One of the world’s largest producers of synthetic rubber and a wholly-owned subsidiary of Saudi Aramco, Arlanxeo is said to be closing its 140,000-tonne/year neodymium-based performance butadiene rubber (Nd-PBR) plant in Jurong Island, Singapore. In a statement to its customers, Arlanxeo says this is in line with “changes in the rubber industry” and its efforts to “ help optimise resources and capabilities in its global Nd-PBR production network”.
Production operations at the facility will cease by the end of 2020, with the plant to be fully decommissioned by the first quarter of 2021. The company’s Buna Nd-PBR products will continue to be part of Arlanxeo’s product offerings to markets globally.
In 2018, Netherlands-headquartered Arlanxeo had said it was upgrading its facility in Triunfo, Brazil, to make the production of polybutadiene rubber (PBR) more flexible, to produce the more advanced PBR types like Nd-BR. Meanwhile, the site in La Wantzenau, France, which Arlanxeo says is home to the world’s largest nitrile butadiene rubber (NBR) facility, was modernised to meet growing global demand.
The Singapore Nd-PBR plant, built with an investment of EUR200 million, was officially opened in 2015 and was the company’s first in Asia, catering to the Asia-Pacific market.
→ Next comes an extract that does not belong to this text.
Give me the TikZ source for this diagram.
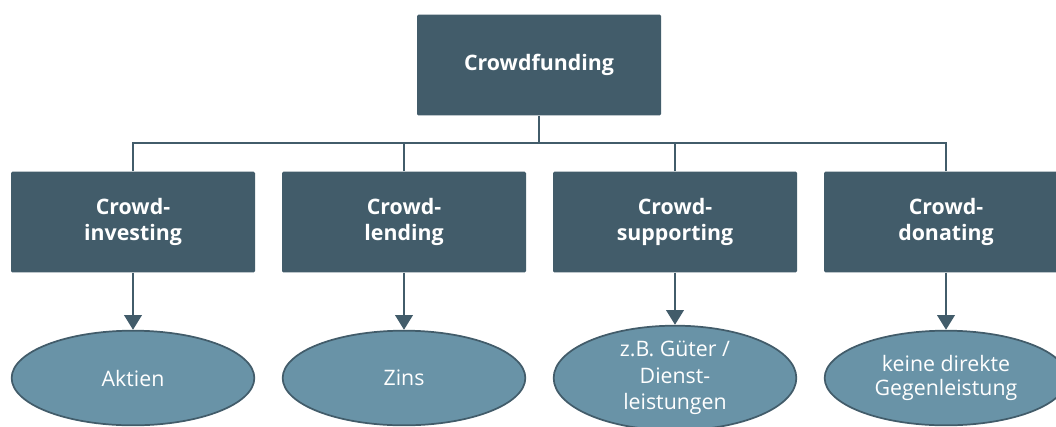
\documentclass[tikz,border=0pt]{standalone}
\usepackage{fontspec}
\setmainfont{Open Sans}
\usetikzlibrary{positioning, arrows.meta, shapes}
\definecolor{boxblue}{HTML}{425C6A}
\definecolor{ovalblue}{HTML}{6993A7}
\tikzstyle{block}=[fill=boxblue,rectangle,rounded corners=1pt,minimum width=183pt,minimum height=75.5pt,text=white,font=\fontsize{16}{19}\selectfont\bfseries,align=center]
\tikzstyle{oval}=[draw=boxblue,line width=1.3pt,fill=ovalblue,ellipse,inner sep=0pt,minimum width=182pt,minimum height=71pt,text=white,font=\fontsize{16}{18}\selectfont,align=center]
\tikzstyle{line}=[draw=boxblue,line width=1.9pt]

\begin{document}
\begin{tikzpicture}[x=0.75pt, y=-0.75pt, >={Triangle[width=13pt,length=11pt]}, node distance=203.25pt]
            \useasboundingbox (0,0) rectangle (1056,426);
            \node[block] (crowd) at (539,65) {Crowdfunding};
            \node[block] (investing) at (133,222) {Crowd-\\investing};
            \node[block, right of=investing] (lending) {Crowd-\\lending};
            \node[block, right of=lending] (supporting) {Crowd-\\supporting};
            \node[block, right of=supporting] (donating) {Crowd-\\donating};
            \node[oval, below of=investing, node distance=117pt] (aktien) {Aktien};
            \node[oval, below of=lending, node distance=117pt] (zins) {Zins};
            \node[oval, below of=supporting, node distance=117pt, font=\fontsize{16}{20}\selectfont] (gueter) {z.B. Güter /\\Dienst-\\leistungen};
            \node[oval, below of=donating, node distance=117pt] (keine) {keine direkte\\Gegenleistung};
            \coordinate (bus) at (539,143);
            \draw[line] (crowd) -- (bus);
            \foreach \n in {investing, lending, supporting, donating}
                \draw[line] (\n.north) |- (bus);
            \draw[line, ->] (investing) -- (aktien);
            \draw[line, ->] (lending) -- (zins);
            \draw[line, ->] (supporting) -- (gueter);
            \draw[line, ->] (donating) -- (keine);
        \end{tikzpicture}
\end{document}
Nd-PBR is the most advanced butadiene rubber. It serves a vital function in tyre walls and treads, increasing fuel efficiency and enabling ‘green’ tyres.
Last year, Arlanxeo had said it intends to realign its production network of Keltan Ethylene Propylene Diene Monomer (EPDM) elastomers, by closing its production unit in Orange, Texas in Q2 2020. The Orange facility has capacity to produce about 70,000 tonnes/year of Keltan EPDM and employs about 300. It had said it would continue to make butadiene rubber and hydrogenated nitrile butadiene rubber at the Orange facility, its only production site in the US. Arlanxeo also operates EPDM production facilities in Geleen, Netherlands, and Changzhou, China, each with capacity of 160,000 tonnes/year, along with a 40,000 tonnes/year unit in Triunfo, Brazil.
Arlanxeo was established in 2016 as a 50/50 joint venture of German speciality chemicals firm Lanxess and Saudi Aramco, with the latter taking over full control of Arlanxeo in 2018.